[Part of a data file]
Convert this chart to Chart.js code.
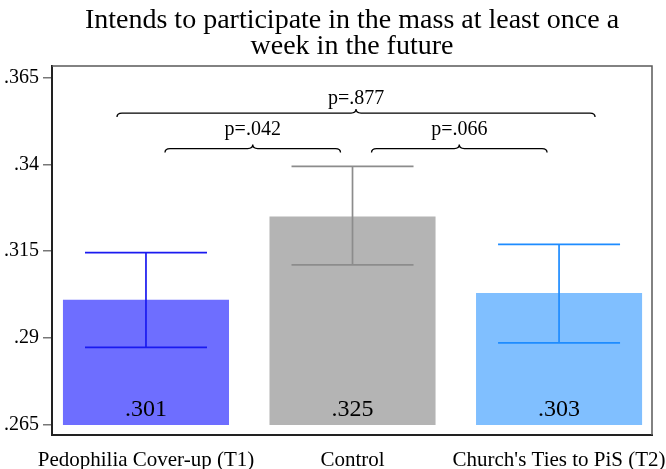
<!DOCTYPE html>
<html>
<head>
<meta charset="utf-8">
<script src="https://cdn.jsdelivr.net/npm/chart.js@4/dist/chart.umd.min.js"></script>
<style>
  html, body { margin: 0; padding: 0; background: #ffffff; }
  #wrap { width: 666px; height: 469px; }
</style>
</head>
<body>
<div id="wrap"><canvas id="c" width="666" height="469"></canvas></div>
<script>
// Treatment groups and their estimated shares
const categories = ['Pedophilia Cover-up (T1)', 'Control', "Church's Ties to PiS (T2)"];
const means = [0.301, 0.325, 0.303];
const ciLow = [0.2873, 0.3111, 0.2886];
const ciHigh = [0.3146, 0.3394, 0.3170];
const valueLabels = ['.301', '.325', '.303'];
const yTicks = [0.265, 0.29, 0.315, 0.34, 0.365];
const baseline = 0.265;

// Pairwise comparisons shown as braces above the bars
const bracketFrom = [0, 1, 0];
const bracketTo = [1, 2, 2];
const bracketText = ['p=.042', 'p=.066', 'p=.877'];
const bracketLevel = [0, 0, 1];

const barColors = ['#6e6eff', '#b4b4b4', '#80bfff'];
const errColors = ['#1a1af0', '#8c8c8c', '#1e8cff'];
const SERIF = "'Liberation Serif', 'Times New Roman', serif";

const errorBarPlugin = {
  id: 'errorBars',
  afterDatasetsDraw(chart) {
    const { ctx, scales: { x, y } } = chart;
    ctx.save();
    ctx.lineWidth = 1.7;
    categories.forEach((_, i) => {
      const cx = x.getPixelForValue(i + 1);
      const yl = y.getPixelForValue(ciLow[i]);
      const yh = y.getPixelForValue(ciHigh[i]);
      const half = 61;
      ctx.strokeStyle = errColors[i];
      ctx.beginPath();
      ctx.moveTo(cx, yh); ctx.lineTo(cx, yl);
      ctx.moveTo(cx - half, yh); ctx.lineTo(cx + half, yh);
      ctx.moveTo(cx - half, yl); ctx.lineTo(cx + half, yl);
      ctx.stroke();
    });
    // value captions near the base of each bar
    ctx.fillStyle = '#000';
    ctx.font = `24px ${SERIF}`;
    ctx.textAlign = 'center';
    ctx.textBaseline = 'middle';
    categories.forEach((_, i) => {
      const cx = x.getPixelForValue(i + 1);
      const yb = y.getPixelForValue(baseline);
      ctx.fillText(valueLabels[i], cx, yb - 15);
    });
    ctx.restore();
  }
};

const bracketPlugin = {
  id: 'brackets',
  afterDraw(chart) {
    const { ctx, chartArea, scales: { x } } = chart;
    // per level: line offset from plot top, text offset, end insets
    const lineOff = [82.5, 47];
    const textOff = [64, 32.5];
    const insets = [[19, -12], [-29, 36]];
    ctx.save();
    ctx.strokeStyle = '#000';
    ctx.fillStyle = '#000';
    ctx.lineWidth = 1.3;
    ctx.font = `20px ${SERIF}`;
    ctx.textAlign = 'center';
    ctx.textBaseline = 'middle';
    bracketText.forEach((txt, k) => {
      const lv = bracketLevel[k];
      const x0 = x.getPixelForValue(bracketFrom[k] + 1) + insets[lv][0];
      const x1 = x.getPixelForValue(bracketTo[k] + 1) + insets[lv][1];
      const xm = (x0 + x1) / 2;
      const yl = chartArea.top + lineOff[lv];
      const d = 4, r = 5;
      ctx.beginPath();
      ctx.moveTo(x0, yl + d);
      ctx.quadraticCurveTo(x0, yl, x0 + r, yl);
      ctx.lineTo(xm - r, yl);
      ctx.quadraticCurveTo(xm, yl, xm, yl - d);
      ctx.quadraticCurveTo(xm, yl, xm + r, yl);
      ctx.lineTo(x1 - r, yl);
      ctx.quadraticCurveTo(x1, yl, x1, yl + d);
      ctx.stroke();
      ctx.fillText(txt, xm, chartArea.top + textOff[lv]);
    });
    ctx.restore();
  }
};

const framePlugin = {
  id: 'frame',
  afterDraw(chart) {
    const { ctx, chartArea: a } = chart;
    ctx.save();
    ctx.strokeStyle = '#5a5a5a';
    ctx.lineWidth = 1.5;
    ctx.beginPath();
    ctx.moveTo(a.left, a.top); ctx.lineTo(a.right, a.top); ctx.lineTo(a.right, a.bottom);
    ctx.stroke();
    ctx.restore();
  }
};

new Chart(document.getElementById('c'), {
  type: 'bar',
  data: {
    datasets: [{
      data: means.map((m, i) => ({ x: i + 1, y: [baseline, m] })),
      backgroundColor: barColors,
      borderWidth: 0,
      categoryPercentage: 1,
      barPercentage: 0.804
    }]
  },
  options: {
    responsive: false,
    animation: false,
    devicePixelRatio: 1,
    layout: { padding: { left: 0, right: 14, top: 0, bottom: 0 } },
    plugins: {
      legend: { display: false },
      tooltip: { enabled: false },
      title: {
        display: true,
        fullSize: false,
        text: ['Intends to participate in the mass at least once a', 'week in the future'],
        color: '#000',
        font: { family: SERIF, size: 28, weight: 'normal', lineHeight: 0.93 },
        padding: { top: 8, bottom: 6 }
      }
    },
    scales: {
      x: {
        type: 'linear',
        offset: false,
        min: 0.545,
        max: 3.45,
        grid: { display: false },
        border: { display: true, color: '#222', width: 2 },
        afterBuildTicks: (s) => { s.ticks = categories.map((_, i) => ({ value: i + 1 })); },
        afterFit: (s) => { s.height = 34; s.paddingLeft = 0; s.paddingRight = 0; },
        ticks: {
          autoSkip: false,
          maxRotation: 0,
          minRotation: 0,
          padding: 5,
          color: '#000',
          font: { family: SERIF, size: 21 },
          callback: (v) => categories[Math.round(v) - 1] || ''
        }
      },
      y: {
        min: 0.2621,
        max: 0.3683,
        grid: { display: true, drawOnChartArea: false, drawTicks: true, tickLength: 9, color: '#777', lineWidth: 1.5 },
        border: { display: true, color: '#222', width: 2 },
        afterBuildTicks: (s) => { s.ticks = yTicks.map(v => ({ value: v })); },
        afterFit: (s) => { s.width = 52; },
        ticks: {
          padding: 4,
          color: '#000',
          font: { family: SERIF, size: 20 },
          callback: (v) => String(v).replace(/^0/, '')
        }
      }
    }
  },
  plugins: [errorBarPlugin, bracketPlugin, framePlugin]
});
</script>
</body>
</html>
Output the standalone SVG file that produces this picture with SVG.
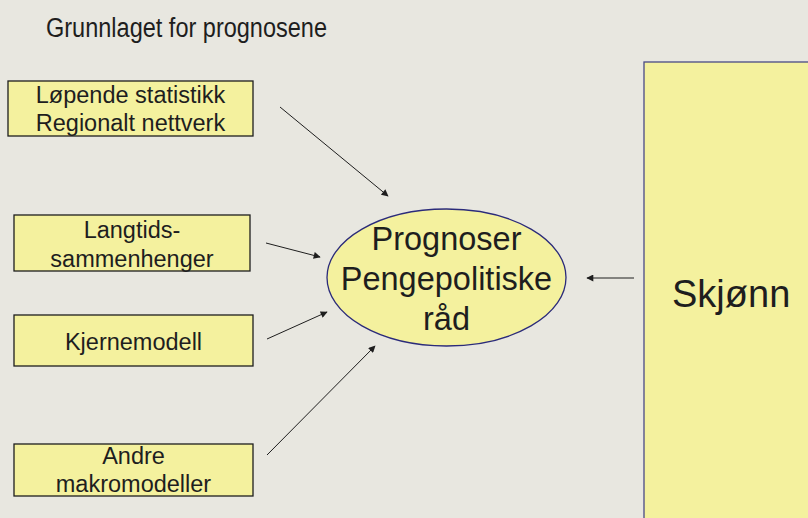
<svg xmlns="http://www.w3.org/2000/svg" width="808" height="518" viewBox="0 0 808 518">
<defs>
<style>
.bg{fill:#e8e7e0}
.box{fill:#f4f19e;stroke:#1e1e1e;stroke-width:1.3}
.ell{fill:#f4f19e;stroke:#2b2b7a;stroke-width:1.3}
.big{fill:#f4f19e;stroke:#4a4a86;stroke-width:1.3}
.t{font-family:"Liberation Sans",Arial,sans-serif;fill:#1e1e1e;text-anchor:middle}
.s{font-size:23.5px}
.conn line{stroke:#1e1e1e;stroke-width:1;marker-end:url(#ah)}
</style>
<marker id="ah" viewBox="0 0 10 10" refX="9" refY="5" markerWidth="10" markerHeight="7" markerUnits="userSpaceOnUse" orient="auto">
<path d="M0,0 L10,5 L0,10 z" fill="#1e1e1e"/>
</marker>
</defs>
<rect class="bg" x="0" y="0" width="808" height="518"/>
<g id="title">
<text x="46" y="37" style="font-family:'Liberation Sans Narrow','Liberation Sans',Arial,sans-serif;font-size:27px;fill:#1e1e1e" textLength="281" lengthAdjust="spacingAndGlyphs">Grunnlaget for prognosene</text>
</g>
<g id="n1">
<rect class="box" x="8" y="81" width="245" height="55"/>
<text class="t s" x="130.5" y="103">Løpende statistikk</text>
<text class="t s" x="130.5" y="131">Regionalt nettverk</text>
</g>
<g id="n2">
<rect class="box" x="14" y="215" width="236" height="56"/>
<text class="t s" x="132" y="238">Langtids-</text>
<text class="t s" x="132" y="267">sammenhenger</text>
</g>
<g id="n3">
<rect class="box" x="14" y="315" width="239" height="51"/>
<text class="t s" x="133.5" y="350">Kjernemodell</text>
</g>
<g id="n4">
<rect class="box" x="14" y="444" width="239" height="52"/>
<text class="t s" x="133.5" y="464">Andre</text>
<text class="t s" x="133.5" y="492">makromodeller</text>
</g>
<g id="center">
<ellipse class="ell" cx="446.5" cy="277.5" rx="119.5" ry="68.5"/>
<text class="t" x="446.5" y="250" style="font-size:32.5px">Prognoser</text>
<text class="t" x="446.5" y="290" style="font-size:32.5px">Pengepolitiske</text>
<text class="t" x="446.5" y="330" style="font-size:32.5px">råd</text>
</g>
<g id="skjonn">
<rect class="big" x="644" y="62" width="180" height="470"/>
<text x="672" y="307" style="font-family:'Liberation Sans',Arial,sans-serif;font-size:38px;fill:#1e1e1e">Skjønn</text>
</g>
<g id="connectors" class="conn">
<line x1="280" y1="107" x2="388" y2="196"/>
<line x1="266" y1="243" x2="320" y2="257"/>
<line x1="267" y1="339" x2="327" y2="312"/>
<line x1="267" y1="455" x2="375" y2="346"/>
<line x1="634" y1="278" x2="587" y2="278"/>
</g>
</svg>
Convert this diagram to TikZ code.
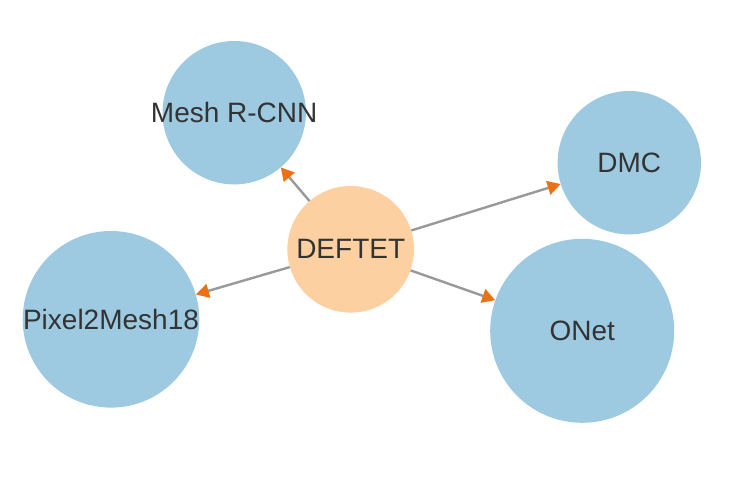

● THE TASK: Write out each line of the data that holds the string "Convert".

● TASK ANSWER:
Convert this chart to Chart.js code.
Convert this diagram to TikZ code.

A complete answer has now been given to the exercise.